→ INSTRUCTIONS FOR THE TASK: Reproduce the listing exactly and skip over any pictures.

------------

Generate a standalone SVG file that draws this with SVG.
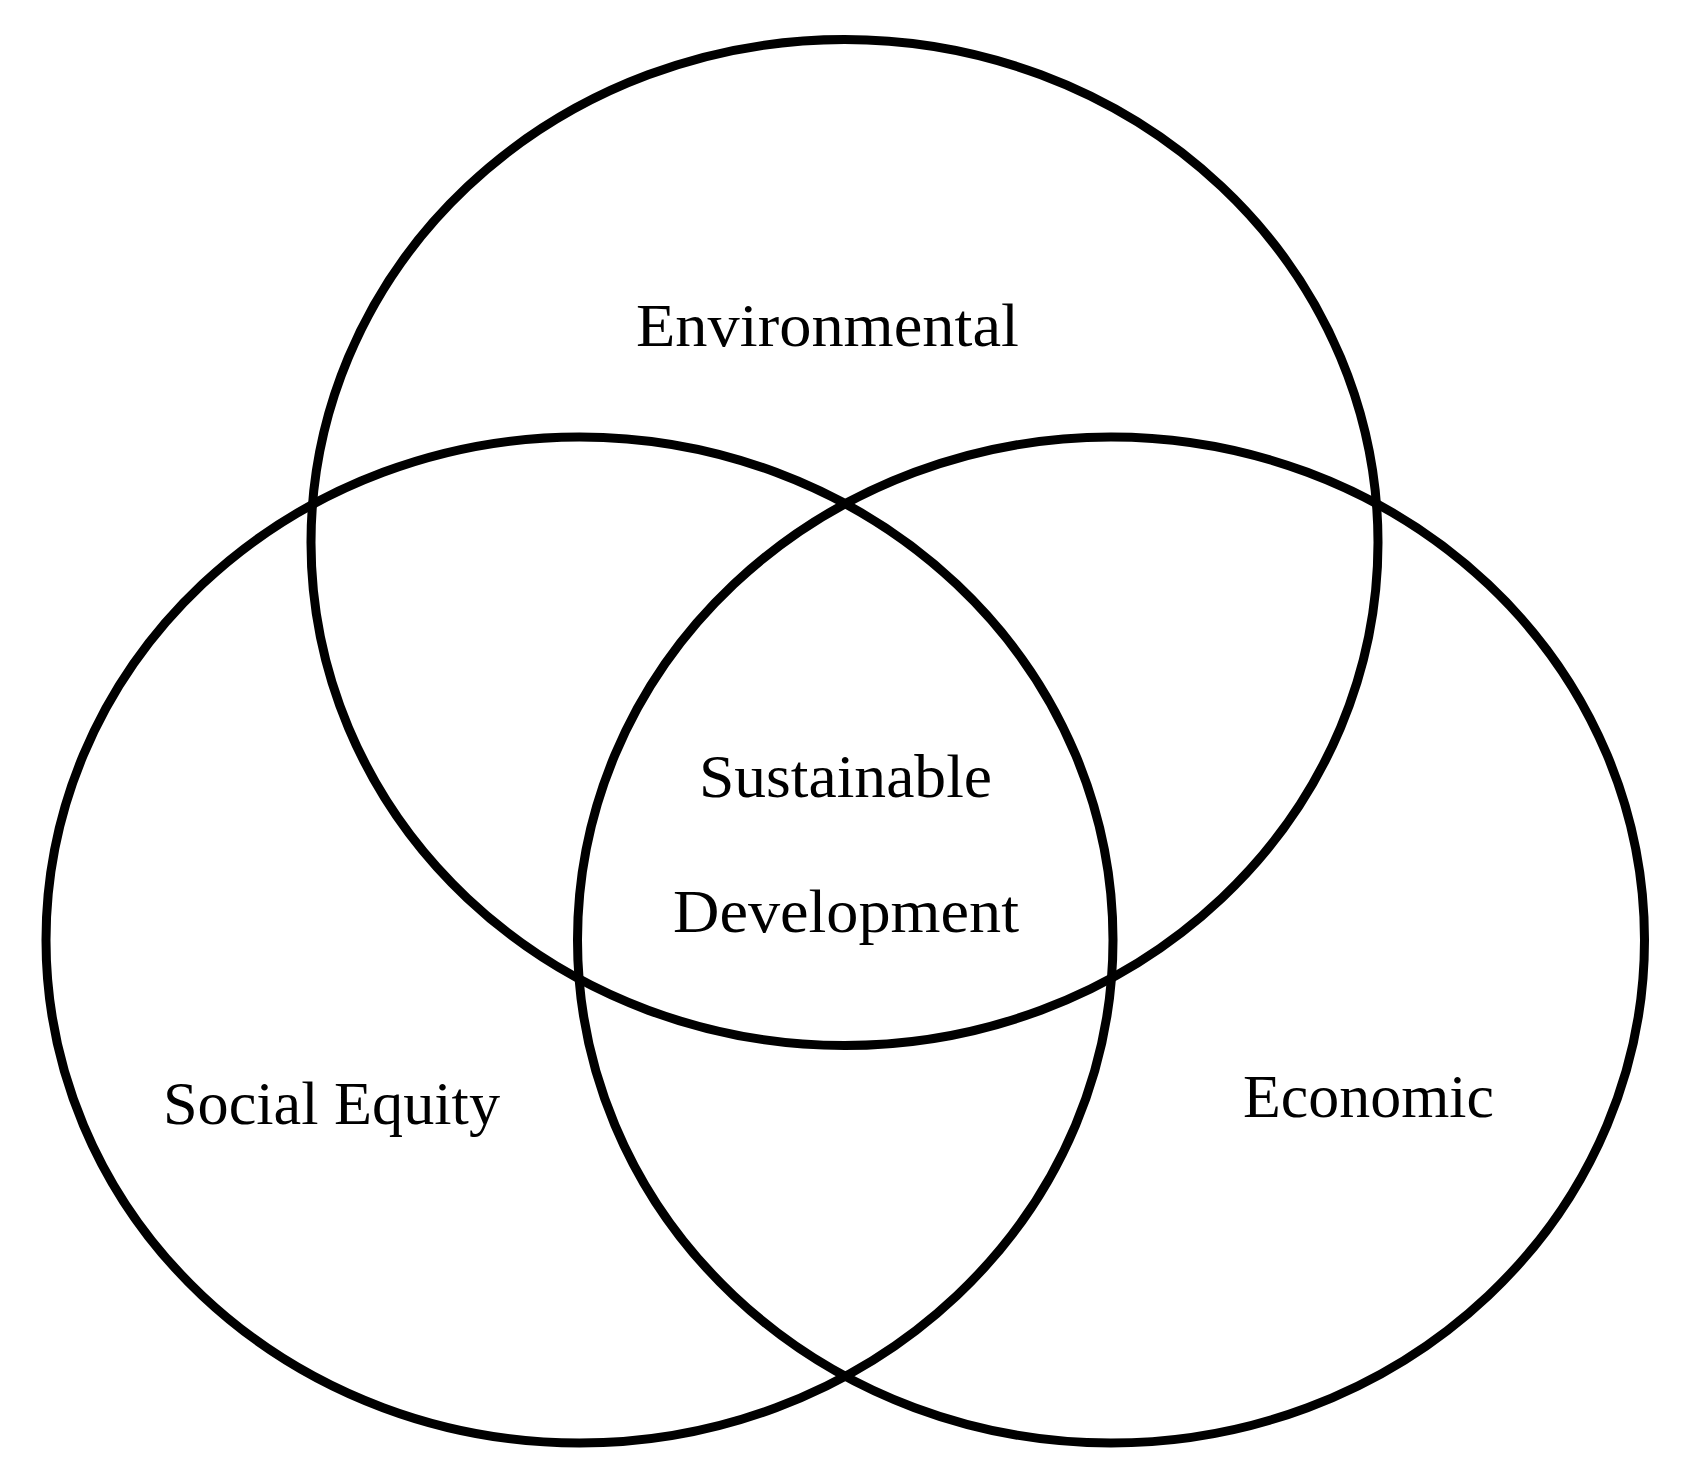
<svg xmlns="http://www.w3.org/2000/svg" width="1694" height="1484" viewBox="0 0 1694 1484">
<style>
.c{fill:none;stroke:#000;stroke-width:9}
.t{font-family:"Liberation Serif","Times New Roman",serif;font-size:62px;fill:#000}
</style>
<rect width="1694" height="1484" fill="#fff"/>
<g id="environmental">
<ellipse class="c" cx="844.5" cy="542.5" rx="533.5" ry="503"/>
<text class="t" x="636" y="346" textLength="383" lengthAdjust="spacingAndGlyphs">Environmental</text>
</g>
<g id="social-equity">
<ellipse class="c" cx="579.5" cy="940" rx="533.5" ry="503"/>
<text class="t" x="163" y="1124" textLength="337" lengthAdjust="spacingAndGlyphs">Social Equity</text>
</g>
<g id="economic">
<ellipse class="c" cx="1111" cy="940" rx="533.5" ry="503"/>
<text class="t" x="1243" y="1117" textLength="251" lengthAdjust="spacingAndGlyphs">Economic</text>
</g>
<g id="sustainable-development">
<text class="t" x="699" y="797" textLength="293" lengthAdjust="spacingAndGlyphs">Sustainable</text>
<text class="t" x="673" y="932" textLength="346" lengthAdjust="spacingAndGlyphs">Development</text>
</g>
<g id="connectors"></g>
</svg>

------------

→ EXERCISE RESPONSE:
Generate a standalone SVG file that draws this with SVG.
<svg xmlns="http://www.w3.org/2000/svg" width="1694" height="1484" viewBox="0 0 1694 1484">
<style>
.c{fill:none;stroke:#000;stroke-width:9}
.t{font-family:"Liberation Serif","Times New Roman",serif;font-size:62px;fill:#000}
</style>
<rect width="1694" height="1484" fill="#fff"/>
<g id="environmental">
<ellipse class="c" cx="844.5" cy="542.5" rx="533.5" ry="503"/>
<text class="t" x="636" y="346" textLength="383" lengthAdjust="spacingAndGlyphs">Environmental</text>
</g>
<g id="social-equity">
<ellipse class="c" cx="579.5" cy="940" rx="533.5" ry="503"/>
<text class="t" x="163" y="1124" textLength="337" lengthAdjust="spacingAndGlyphs">Social Equity</text>
</g>
<g id="economic">
<ellipse class="c" cx="1111" cy="940" rx="533.5" ry="503"/>
<text class="t" x="1243" y="1117" textLength="251" lengthAdjust="spacingAndGlyphs">Economic</text>
</g>
<g id="sustainable-development">
<text class="t" x="699" y="797" textLength="293" lengthAdjust="spacingAndGlyphs">Sustainable</text>
<text class="t" x="673" y="932" textLength="346" lengthAdjust="spacingAndGlyphs">Development</text>
</g>
<g id="connectors"></g>
</svg>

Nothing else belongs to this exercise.